Margo Farra: There's a security in our call. I feel that there is a call on my life and on John's, and somehow God has got to make sense out of that. We've got to do our homework in relationship to one another and our family, but I also entrust a great deal to God.

Virgil Vogt: Christian families struggle to live out moral values and lifestyle choices that are different from the rest of society, and it is very beneficial for the health and welfare of the family if there are others around who are also at home with those values. It's particularly helpful if the community is large enough to have peers for the children.

Joe Roos: What are some of the tensions that our choice for community has raised in children? What about those in smaller communities who don't have much peer support for handling the difficulty of different values?

Jackie Spann: Our children have experienced a lot of tension. Our black children have experienced it in their school because they are harassed by their black friends for living with whites. All our children experience direct peer pressure about the different way we live, but they also have an unspoken desire coming deep from within to want to be like other kids.

Margo Farra: I can remember when John and I came into this lifestyle after having been a family for ten years—it hurt so bad my eyelashes ached. All of a sudden, there were these people observing our relationship with each other and our children, and the enlightenment that brought was almost unbearable.

But I think about something my daughter Jody told me during her first week of school in sixth grade. She didn't have a new outfit to wear every day, and the kids asked her, "Are you poor?" And she said, "No, we're not poor; we just have a lot of people that we care for."

I will always, and I think we must always, remember the pain of that first love for our new life. And when our children talk about the struggles they're having with it, we must really listen in a way that they know that we know what they're talking about. We need to be able to say, "Here are our values; here is what's important to us; can you bear it with us?"

Joe Roos: The experiences of our children in our neighborhood school, where they are the only non-black students enrolled, have brought home to me the importance of taking the pastoring of our children as seriously as we do one another. We have made a deliberate choice to live differently from most of our backgrounds. Some of the adjustments are very hard. But, unlike our children, we have the emotional maturity to cope with those adjustments.

Jackie Spann: Listening to our children as they try to figure out their world is a particularly important role. I guess you could say it's a very important ministry.

Steve Bisset: I think another important ministry that we try to make a habit of is praying for our children. As simple as that may seem, taking our children seriously means a commitment to pray for them. In many ways I think they are—whether they're aware of it or not—in the thick of the battle already in terms of values and choices that they have to make. They are more "in the world" than we are. That fact should encourage us to enter into prayer for them, so that they'll know in their small ways as children God's grace in difficult situations.

Faith Beerens: Christi, our oldest daughter, is fifteen. I'm finding that the tension she is experiencing is making her open to talking with me.

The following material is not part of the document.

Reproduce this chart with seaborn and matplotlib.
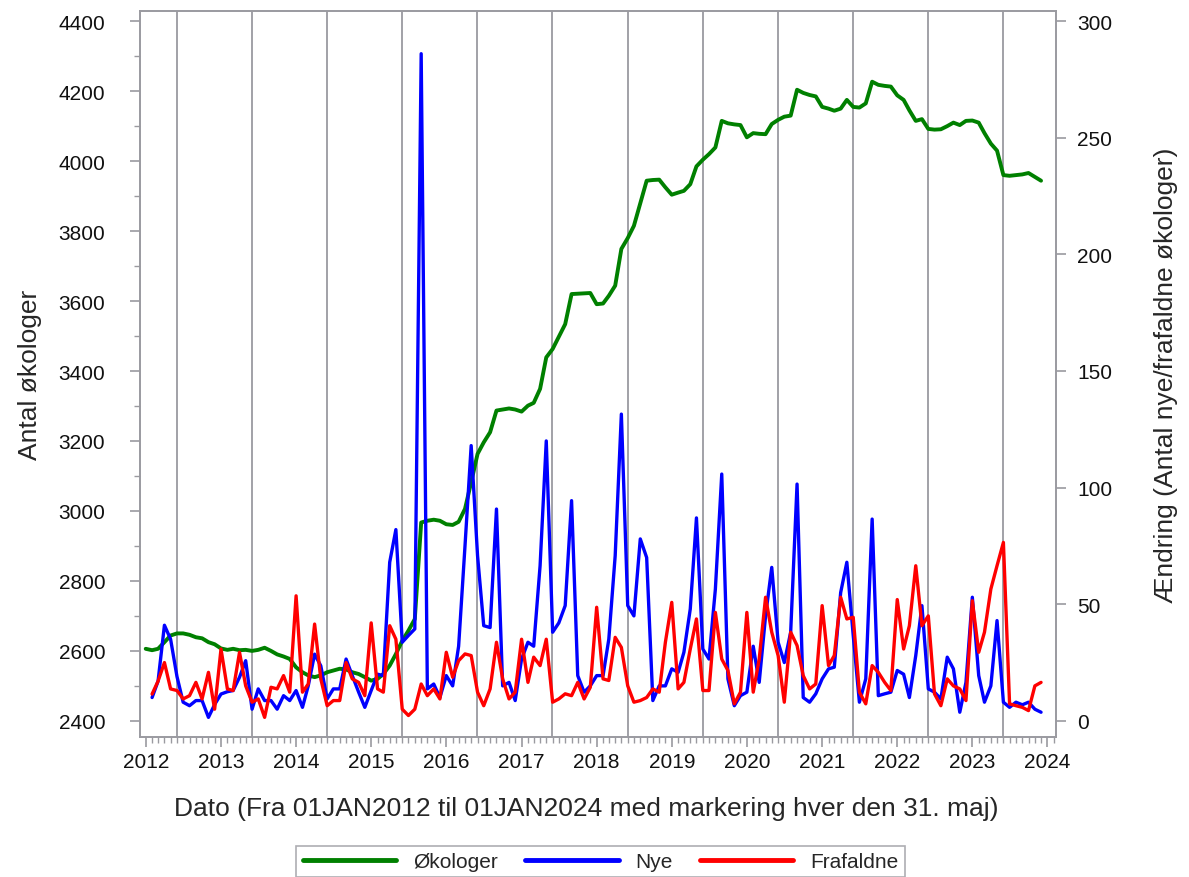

One of the most difficult things she faces is the downwardly mobile monetary choices we have made. It's hard to know when to hold the line about what we believe and when to respond from the generosity of our hearts and say, "You deserve the very best." I want my children to receive the message that they are very loved and cared for.

Christi and I have been able to talk about these things, and more and more I'm seeing how, deep in her heart, she treasures our life, our church, and what we stand for. But the thing she repeatedly says to me is, "I'm alone. I am all alone."

I feel a need to pray constantly for discernment, understanding, and wisdom about how to walk through this with her. When she talks to me about our choices and about not having the things other people have, I am driven back to asking myself, "Where am I?" I'm leading her into all that she is standing against, and it's taking all the resources I have in relationship to the Lord and other people to walk that path myself, while at the same time trying to hold her hand and say, "Walk with me."

Jackie Spann: It has been hardest to exhibit a true spirit of generosity or freely transmit my values to my children when I am unresolved in that area myself. It is very important not to pass a law on to our children. The most generous thing we can do for them is to enter into their struggles. This can be very threatening for us as parents and as communities. When some of our choices for lifestyle are challenged, we will often find that there is more that God has to heal and transform in our hearts and souls.

Virgil Vogt: I think different ones of us have said this, but I just want to underscore the point that our children pay a tremendous price for the life that we live by virtue of being so different. This comes especially at developmental stages, in which acceptance and being like others seem most important.

Steve Bisset: It's at the point of the pain we feel for our children that we have so many questions about the choices we have made. I have a suspicion that in the long term, grappling with what it means to be different is going to be very important for our kids, because it's so basic to what it means to be a follower of Jesus. It will breed a maturity in them, and maybe help them avoid having to go through what we had to in order to learn that being a Christian means being unlike the world.

Margaret Wilson: I'd like to share an example of that. Our move to a low-income neighborhood was very hard on the children. There was violence among the neighborhood children, and I remember feeling tremendous pain, thinking we had done the wrong thing, and wondering why we were putting our children through so much.

But the fruits have come. Our youngest son, Brent, has a racially mixed friend who is rejected by the neighborhood. After Brent witnessed a difficult interaction between his friend and his parents, he came home and said, "Oh, Mom, I feel bad that he is having to go through this hard time. I'm really glad we moved down here so that I can be his friend." Brent has seen a bit of conversion here. And that is a gift.

Jackie Sabath: I'm sensing that Peter and any other children whom God might give us are going to be a primary source of conversion for me. I don't know any of the specifics of what this means, but I think it has a lot to do with learning how to entrust Peter's life to God in a world that's bent on destruction. We're called to live life, to create life, to nurture life; and yet when we look down the road and see what's ahead of us, that's a very scary path, and it almost seems foolish. It took me a long time to decide to have children, because I felt that I didn't have the faith to have them. I can see how God is going to use my children for my own conversion, and as a sign of hope for the entire community.